*RECORDED INFORMATION*.
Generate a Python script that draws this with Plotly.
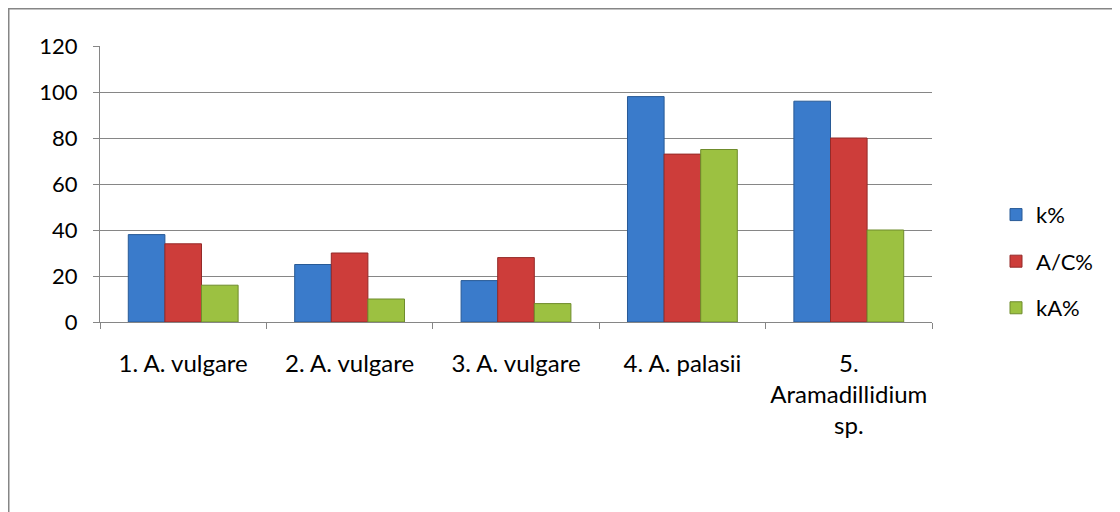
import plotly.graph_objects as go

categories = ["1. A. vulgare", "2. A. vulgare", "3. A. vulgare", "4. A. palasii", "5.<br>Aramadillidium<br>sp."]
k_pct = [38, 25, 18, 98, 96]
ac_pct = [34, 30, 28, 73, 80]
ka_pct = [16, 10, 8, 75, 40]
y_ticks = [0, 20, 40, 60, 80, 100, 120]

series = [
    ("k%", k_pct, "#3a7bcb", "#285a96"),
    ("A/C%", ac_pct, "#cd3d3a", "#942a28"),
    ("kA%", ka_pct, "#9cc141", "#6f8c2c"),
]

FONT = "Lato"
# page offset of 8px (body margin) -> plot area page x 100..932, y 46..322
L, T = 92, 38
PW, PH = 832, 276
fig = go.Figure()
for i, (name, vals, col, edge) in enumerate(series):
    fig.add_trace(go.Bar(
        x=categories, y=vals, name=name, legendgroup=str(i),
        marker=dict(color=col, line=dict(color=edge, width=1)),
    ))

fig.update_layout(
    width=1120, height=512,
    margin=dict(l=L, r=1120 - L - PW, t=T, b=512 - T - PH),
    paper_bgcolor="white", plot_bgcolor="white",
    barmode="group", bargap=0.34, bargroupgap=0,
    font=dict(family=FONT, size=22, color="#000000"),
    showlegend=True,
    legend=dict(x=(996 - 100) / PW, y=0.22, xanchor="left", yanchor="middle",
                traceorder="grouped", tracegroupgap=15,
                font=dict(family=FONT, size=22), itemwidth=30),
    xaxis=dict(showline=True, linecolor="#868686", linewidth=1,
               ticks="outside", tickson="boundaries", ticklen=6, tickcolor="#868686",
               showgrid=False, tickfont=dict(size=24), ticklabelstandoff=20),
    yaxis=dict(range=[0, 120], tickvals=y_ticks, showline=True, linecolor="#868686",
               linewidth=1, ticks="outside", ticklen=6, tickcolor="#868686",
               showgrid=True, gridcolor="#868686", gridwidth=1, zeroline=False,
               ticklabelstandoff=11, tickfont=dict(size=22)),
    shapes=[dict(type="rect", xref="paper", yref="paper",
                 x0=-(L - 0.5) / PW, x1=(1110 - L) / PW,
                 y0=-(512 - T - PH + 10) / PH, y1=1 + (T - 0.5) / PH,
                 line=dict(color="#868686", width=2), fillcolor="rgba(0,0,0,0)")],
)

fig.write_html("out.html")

*THE REQUEST*. Set the pictures aside and transcribe the data above exactly.

*ANSWER TO THIS TASK*.
Generate a Python script that draws this with Plotly.
import plotly.graph_objects as go

categories = ["1. A. vulgare", "2. A. vulgare", "3. A. vulgare", "4. A. palasii", "5.<br>Aramadillidium<br>sp."]
k_pct = [38, 25, 18, 98, 96]
ac_pct = [34, 30, 28, 73, 80]
ka_pct = [16, 10, 8, 75, 40]
y_ticks = [0, 20, 40, 60, 80, 100, 120]

series = [
    ("k%", k_pct, "#3a7bcb", "#285a96"),
    ("A/C%", ac_pct, "#cd3d3a", "#942a28"),
    ("kA%", ka_pct, "#9cc141", "#6f8c2c"),
]

FONT = "Lato"
# page offset of 8px (body margin) -> plot area page x 100..932, y 46..322
L, T = 92, 38
PW, PH = 832, 276
fig = go.Figure()
for i, (name, vals, col, edge) in enumerate(series):
    fig.add_trace(go.Bar(
        x=categories, y=vals, name=name, legendgroup=str(i),
        marker=dict(color=col, line=dict(color=edge, width=1)),
    ))

fig.update_layout(
    width=1120, height=512,
    margin=dict(l=L, r=1120 - L - PW, t=T, b=512 - T - PH),
    paper_bgcolor="white", plot_bgcolor="white",
    barmode="group", bargap=0.34, bargroupgap=0,
    font=dict(family=FONT, size=22, color="#000000"),
    showlegend=True,
    legend=dict(x=(996 - 100) / PW, y=0.22, xanchor="left", yanchor="middle",
                traceorder="grouped", tracegroupgap=15,
                font=dict(family=FONT, size=22), itemwidth=30),
    xaxis=dict(showline=True, linecolor="#868686", linewidth=1,
               ticks="outside", tickson="boundaries", ticklen=6, tickcolor="#868686",
               showgrid=False, tickfont=dict(size=24), ticklabelstandoff=20),
    yaxis=dict(range=[0, 120], tickvals=y_ticks, showline=True, linecolor="#868686",
               linewidth=1, ticks="outside", ticklen=6, tickcolor="#868686",
               showgrid=True, gridcolor="#868686", gridwidth=1, zeroline=False,
               ticklabelstandoff=11, tickfont=dict(size=22)),
    shapes=[dict(type="rect", xref="paper", yref="paper",
                 x0=-(L - 0.5) / PW, x1=(1110 - L) / PW,
                 y0=-(512 - T - PH + 10) / PH, y1=1 + (T - 0.5) / PH,
                 line=dict(color="#868686", width=2), fillcolor="rgba(0,0,0,0)")],
)

fig.write_html("out.html")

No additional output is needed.